--- start of DATA FOR PROCESSING ---

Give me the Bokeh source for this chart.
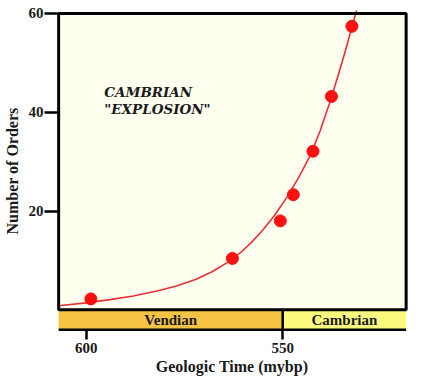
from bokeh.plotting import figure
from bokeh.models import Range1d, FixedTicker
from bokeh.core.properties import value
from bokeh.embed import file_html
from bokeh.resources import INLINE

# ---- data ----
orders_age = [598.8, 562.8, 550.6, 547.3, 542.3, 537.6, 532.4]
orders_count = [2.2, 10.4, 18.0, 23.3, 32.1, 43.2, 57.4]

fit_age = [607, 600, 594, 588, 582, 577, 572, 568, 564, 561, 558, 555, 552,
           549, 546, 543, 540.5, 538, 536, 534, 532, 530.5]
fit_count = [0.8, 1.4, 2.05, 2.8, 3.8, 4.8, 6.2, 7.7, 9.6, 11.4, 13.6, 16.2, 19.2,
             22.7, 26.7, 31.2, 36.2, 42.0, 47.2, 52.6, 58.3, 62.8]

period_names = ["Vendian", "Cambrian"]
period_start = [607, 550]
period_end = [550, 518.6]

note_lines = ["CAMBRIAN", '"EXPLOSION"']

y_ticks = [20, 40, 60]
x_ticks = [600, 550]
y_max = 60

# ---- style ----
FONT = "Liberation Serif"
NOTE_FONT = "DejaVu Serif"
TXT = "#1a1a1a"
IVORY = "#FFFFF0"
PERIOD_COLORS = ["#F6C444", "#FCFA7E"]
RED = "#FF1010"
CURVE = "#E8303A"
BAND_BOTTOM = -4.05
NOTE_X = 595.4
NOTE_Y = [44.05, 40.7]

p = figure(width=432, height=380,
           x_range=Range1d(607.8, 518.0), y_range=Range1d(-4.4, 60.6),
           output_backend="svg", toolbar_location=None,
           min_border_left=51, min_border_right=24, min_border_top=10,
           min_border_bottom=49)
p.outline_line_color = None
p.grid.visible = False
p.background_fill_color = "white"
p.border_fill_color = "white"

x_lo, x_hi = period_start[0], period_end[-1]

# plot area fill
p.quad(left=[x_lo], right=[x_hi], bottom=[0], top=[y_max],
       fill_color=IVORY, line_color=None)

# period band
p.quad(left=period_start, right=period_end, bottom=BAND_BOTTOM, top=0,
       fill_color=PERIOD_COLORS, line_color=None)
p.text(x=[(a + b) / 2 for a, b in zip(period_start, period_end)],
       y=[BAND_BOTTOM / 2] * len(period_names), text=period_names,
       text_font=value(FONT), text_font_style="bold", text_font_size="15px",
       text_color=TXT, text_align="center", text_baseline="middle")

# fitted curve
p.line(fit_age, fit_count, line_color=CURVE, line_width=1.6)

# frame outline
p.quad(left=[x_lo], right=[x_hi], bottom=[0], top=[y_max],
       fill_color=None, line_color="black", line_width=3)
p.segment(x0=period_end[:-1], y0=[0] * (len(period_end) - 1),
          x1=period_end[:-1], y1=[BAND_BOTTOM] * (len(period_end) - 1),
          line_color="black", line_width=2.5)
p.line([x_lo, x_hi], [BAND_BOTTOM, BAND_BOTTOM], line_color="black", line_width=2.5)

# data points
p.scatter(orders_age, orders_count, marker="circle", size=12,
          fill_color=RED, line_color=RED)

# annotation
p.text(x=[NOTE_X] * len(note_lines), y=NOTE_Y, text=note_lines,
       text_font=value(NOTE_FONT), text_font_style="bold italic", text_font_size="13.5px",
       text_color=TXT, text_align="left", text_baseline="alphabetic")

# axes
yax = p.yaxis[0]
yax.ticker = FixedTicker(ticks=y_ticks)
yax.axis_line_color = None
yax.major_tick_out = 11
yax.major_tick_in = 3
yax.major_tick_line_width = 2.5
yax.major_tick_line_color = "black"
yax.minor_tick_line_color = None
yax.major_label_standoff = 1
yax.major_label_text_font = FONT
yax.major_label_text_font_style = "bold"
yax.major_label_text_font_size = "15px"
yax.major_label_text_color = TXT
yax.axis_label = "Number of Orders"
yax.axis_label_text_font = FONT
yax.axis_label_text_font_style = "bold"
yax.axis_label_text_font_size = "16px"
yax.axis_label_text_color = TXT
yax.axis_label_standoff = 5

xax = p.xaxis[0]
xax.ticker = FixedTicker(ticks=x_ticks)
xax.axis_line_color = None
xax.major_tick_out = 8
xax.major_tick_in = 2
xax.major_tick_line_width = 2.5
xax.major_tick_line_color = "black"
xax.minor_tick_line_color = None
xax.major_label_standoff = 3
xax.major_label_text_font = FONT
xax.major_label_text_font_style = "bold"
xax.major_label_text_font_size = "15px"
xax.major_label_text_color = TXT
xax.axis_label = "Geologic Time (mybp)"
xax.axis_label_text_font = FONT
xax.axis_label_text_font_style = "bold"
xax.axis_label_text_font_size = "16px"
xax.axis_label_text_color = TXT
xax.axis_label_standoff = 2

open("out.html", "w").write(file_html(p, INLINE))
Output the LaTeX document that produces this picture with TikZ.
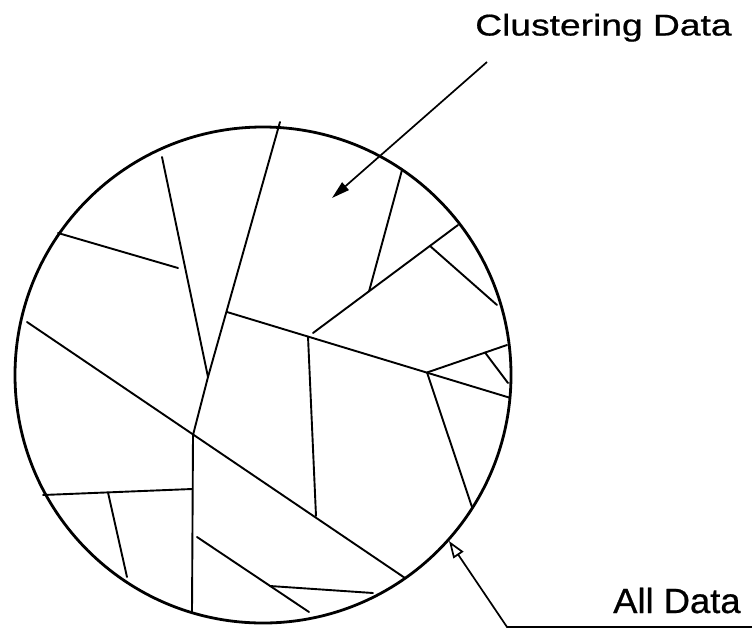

--- end of DATA FOR PROCESSING ---
--- start of DATA FOR PROCESSING ---

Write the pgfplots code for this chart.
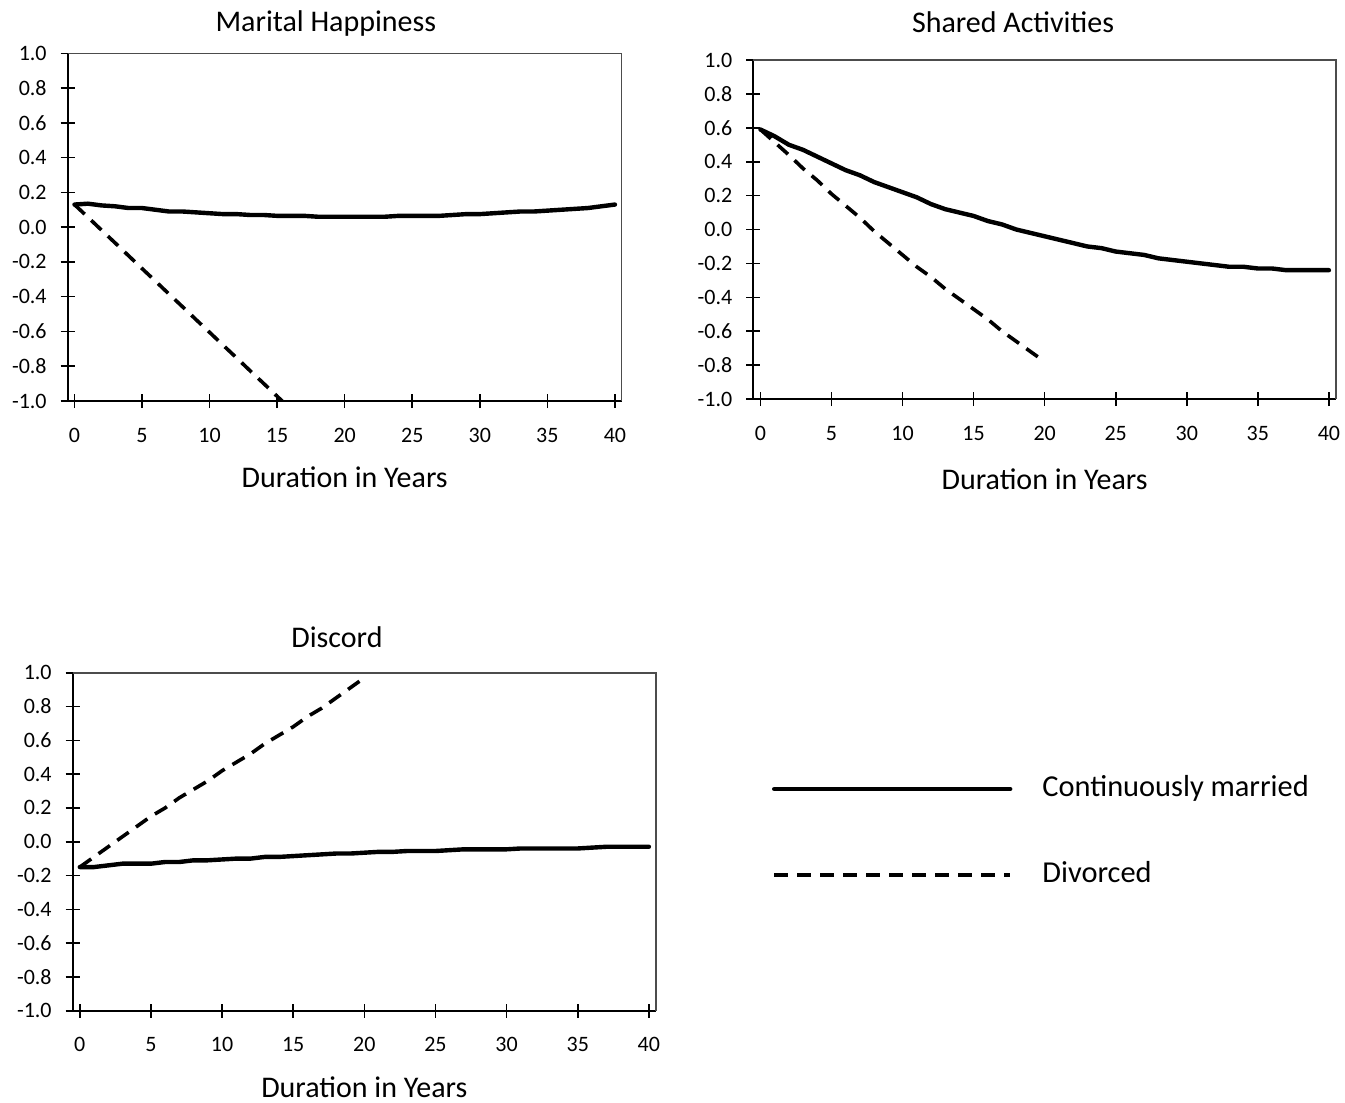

--- end of DATA FOR PROCESSING ---

EXERCISE OBJECTIVE –
Count every line of the records that holds "chart". State the number, nothing else.

THE OUTPUT –
2